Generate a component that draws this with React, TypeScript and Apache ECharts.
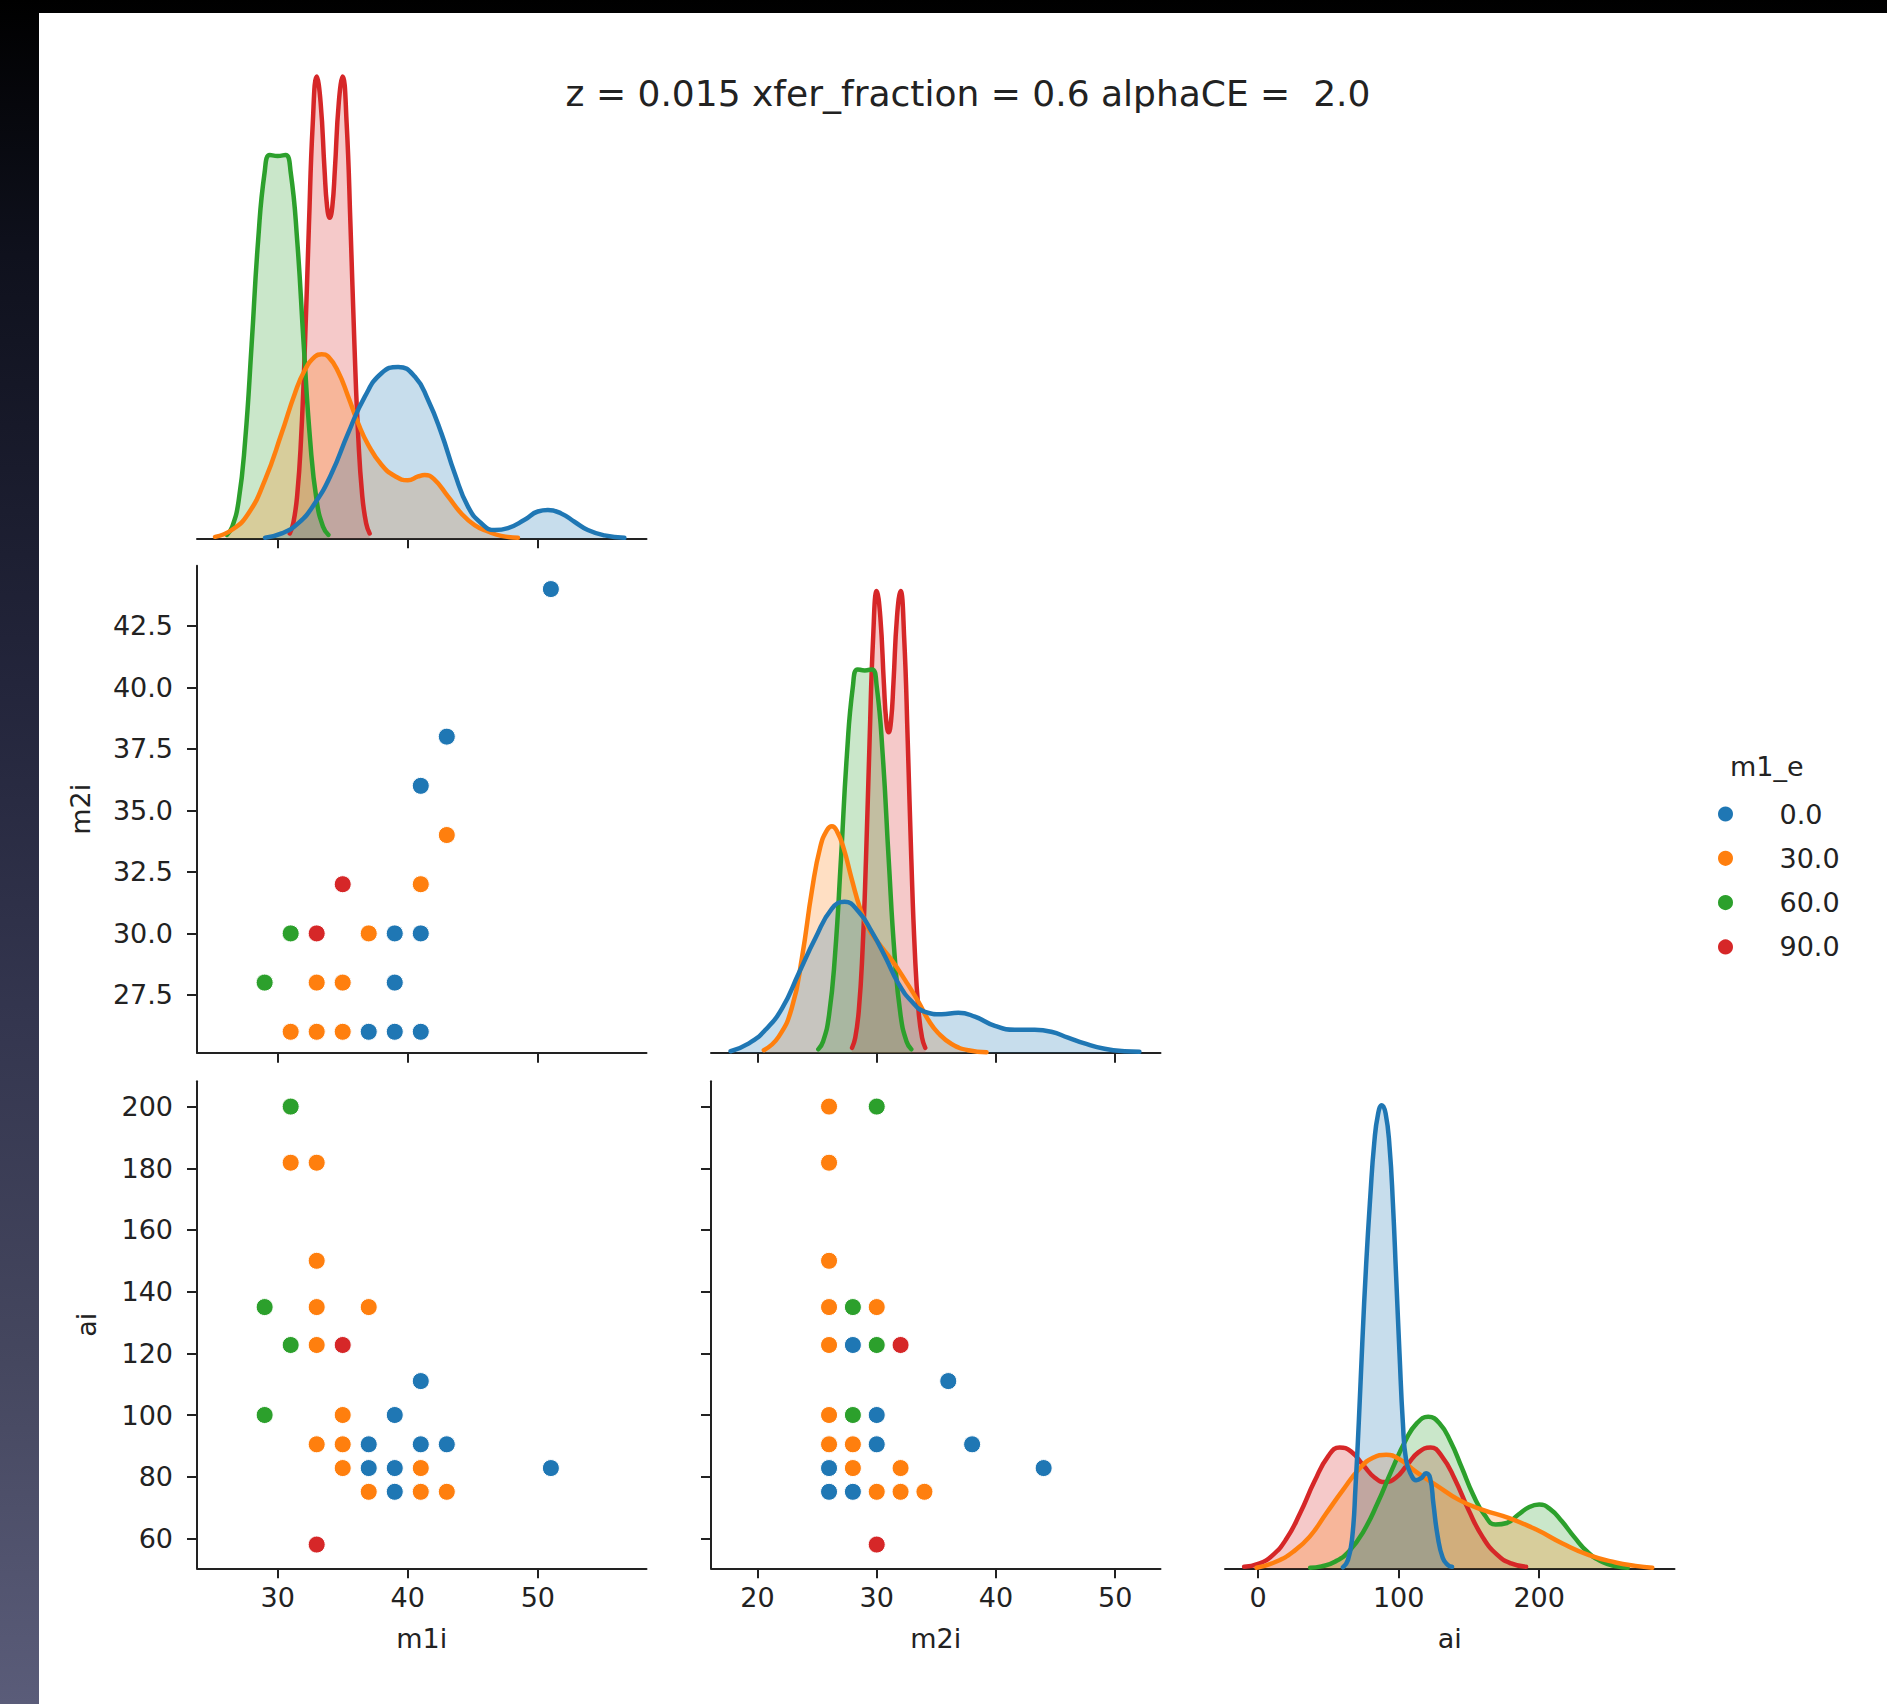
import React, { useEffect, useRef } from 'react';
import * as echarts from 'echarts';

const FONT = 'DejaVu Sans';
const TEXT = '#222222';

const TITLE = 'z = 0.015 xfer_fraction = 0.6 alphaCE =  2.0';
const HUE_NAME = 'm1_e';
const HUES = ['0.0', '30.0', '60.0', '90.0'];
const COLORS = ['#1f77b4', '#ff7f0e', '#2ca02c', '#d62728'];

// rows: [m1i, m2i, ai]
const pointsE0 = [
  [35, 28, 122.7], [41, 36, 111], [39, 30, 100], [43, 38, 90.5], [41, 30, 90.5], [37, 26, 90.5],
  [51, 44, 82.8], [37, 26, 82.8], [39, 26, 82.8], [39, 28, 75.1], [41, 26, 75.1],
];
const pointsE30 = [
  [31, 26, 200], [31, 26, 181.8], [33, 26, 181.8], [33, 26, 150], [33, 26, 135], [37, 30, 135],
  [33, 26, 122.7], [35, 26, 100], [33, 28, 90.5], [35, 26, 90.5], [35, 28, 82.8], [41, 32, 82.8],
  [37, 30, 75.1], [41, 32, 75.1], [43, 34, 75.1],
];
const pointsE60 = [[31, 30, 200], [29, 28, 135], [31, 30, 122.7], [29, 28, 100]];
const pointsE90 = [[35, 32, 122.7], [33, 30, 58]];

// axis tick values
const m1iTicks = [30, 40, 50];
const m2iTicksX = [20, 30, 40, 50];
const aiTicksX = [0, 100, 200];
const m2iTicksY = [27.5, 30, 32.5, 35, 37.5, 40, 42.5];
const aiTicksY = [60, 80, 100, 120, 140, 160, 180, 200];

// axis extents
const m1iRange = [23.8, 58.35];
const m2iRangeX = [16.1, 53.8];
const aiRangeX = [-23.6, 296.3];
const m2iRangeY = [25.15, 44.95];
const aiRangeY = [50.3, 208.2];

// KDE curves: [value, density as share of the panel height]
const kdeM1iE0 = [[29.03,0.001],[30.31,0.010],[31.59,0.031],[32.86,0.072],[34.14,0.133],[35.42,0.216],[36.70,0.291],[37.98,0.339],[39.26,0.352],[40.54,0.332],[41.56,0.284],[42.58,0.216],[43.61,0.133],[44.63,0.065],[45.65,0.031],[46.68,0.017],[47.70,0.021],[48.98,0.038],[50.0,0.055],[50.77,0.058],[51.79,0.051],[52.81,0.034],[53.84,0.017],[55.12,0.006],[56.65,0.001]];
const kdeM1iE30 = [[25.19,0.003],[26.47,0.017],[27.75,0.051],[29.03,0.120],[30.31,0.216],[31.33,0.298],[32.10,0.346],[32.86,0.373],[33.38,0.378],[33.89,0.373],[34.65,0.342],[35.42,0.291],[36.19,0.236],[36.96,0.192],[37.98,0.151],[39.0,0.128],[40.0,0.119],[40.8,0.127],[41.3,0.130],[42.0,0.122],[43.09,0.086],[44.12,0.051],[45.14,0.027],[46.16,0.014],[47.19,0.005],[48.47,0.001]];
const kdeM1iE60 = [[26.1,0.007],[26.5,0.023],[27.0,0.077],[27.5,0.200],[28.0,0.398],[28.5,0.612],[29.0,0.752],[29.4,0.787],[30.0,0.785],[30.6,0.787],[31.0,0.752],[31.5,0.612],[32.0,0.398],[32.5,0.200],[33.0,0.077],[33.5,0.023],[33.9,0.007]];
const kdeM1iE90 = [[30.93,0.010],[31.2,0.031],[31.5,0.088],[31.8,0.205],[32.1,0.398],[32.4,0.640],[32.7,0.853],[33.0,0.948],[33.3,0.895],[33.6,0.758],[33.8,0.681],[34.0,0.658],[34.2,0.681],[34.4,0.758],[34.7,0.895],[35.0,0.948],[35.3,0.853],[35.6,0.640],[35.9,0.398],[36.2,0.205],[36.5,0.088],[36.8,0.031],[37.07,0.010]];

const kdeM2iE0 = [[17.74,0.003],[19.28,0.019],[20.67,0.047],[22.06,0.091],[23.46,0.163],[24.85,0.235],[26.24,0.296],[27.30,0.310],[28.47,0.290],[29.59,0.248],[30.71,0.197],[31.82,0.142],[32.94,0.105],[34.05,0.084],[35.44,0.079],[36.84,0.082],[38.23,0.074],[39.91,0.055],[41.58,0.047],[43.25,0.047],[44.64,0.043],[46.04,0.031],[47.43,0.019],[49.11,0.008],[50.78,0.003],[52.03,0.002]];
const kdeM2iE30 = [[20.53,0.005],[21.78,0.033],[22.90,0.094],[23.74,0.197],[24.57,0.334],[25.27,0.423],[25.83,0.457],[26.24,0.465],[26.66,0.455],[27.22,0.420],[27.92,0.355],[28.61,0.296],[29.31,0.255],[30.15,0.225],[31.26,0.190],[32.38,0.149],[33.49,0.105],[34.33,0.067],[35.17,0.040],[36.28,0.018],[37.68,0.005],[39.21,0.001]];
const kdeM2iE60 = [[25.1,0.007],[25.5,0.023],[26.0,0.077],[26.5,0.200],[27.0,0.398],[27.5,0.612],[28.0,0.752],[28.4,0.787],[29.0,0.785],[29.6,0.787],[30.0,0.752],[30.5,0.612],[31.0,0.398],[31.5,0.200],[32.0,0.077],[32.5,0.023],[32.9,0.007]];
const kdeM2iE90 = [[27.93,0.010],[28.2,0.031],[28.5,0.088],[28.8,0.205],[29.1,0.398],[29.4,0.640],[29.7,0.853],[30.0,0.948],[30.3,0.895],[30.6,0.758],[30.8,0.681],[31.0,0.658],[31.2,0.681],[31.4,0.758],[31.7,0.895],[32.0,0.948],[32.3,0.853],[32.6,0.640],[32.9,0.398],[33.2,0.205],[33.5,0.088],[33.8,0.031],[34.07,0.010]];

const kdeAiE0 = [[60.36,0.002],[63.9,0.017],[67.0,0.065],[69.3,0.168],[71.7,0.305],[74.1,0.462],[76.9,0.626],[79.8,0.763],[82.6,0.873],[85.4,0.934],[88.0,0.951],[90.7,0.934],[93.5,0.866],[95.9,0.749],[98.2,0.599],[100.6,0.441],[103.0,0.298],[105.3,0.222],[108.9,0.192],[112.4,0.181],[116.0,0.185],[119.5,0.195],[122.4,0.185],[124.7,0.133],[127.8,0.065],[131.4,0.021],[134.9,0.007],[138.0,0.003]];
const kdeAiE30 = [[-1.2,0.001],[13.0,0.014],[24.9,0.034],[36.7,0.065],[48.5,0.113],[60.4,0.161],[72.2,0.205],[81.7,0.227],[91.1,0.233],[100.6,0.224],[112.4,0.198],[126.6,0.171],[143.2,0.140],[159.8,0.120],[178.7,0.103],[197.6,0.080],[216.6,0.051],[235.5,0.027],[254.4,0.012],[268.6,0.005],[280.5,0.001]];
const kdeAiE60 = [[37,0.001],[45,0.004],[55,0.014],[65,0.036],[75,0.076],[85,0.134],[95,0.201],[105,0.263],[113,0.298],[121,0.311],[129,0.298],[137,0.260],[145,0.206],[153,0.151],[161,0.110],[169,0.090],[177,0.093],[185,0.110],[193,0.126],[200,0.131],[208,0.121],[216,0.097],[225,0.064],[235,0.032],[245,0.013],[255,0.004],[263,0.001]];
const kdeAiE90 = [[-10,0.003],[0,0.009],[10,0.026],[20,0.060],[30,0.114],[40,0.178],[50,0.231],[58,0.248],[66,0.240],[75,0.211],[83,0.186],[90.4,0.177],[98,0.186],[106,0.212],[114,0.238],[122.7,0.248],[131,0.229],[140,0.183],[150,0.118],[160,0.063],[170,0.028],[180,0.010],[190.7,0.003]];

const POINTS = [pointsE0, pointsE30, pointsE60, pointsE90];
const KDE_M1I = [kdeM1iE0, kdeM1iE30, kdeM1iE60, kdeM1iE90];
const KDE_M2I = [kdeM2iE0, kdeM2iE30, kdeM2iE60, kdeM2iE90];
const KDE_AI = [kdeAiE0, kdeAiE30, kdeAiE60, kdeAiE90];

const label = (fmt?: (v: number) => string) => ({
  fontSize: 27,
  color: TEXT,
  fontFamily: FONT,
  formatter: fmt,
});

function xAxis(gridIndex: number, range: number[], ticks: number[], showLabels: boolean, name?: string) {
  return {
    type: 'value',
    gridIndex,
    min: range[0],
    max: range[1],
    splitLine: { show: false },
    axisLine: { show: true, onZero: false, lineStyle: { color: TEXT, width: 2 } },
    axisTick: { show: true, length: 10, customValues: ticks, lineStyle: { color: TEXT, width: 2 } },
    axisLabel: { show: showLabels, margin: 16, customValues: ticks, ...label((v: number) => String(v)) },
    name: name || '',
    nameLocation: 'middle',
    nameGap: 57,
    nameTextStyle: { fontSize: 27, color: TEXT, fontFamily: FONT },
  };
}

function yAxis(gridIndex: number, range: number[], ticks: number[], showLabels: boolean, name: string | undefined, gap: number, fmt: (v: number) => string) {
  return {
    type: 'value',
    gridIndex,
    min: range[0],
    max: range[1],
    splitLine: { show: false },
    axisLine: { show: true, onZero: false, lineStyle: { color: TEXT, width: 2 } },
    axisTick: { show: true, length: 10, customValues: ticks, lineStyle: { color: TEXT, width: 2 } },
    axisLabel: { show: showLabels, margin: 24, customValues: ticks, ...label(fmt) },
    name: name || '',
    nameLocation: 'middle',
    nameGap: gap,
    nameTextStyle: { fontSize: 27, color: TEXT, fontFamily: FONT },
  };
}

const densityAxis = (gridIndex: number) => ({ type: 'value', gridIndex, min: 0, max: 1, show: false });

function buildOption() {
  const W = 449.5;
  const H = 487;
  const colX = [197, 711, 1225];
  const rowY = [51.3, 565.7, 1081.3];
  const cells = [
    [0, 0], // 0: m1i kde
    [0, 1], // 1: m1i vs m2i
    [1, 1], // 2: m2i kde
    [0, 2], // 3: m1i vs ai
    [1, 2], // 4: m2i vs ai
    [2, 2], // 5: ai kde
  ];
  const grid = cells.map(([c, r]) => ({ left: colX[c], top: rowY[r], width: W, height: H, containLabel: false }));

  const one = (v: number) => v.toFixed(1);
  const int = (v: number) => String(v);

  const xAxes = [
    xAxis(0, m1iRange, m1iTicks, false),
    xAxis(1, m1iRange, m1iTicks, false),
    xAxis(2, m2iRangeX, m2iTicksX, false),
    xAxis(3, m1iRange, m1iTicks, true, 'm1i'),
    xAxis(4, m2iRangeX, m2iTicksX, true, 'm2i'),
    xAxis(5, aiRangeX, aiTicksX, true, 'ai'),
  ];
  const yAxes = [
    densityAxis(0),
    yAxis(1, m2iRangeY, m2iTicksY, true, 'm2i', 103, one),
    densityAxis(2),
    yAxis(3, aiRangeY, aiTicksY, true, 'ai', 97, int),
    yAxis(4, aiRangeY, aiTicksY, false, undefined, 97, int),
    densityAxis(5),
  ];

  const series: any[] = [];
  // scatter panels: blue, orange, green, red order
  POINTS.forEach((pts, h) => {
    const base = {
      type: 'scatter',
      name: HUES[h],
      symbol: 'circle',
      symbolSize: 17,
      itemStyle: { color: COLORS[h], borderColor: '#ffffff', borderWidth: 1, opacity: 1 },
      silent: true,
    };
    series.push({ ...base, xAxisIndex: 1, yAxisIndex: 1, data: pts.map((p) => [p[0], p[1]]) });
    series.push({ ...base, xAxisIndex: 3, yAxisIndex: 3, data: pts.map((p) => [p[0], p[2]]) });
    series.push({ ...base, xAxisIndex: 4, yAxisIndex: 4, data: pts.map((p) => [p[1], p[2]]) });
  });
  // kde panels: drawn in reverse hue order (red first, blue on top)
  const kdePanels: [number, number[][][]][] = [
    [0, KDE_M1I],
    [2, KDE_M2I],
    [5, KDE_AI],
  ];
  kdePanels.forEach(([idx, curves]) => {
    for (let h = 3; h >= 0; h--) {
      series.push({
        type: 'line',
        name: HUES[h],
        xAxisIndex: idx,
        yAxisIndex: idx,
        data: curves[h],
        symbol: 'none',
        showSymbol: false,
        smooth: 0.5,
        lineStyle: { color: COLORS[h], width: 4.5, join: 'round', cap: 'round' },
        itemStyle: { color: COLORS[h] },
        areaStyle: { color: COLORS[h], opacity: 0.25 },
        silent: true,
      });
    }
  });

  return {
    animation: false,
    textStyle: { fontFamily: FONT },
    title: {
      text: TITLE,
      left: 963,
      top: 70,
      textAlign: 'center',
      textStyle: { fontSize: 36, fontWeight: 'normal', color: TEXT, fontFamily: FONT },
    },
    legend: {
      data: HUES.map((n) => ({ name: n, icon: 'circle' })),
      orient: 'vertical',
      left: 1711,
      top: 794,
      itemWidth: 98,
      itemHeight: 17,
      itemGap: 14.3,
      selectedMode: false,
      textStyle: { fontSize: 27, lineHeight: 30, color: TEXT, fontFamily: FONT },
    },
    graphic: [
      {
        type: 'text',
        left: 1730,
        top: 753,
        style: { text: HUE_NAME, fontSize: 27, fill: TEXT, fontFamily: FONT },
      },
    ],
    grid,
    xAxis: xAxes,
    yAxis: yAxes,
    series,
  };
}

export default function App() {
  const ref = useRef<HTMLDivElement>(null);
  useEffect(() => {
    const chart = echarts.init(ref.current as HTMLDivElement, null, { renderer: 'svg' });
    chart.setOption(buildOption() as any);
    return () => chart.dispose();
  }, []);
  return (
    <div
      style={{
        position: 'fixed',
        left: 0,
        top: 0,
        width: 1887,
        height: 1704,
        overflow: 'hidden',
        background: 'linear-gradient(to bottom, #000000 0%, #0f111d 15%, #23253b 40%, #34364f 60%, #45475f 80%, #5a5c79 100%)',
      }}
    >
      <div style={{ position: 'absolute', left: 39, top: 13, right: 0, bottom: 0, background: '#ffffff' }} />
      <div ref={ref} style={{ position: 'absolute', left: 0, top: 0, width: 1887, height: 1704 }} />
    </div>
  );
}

* * * * * * * * *

**WHAT NEEDS TO BE DONE**
Return exactly what appears from the opening line of the material through the line with "const TEXT = '#222222';", apart from the pictures.

**IN RESPONSE**
Generate a component that draws this with React, TypeScript and Apache ECharts.
import React, { useEffect, useRef } from 'react';
import * as echarts from 'echarts';

const FONT = 'DejaVu Sans';
const TEXT = '#222222';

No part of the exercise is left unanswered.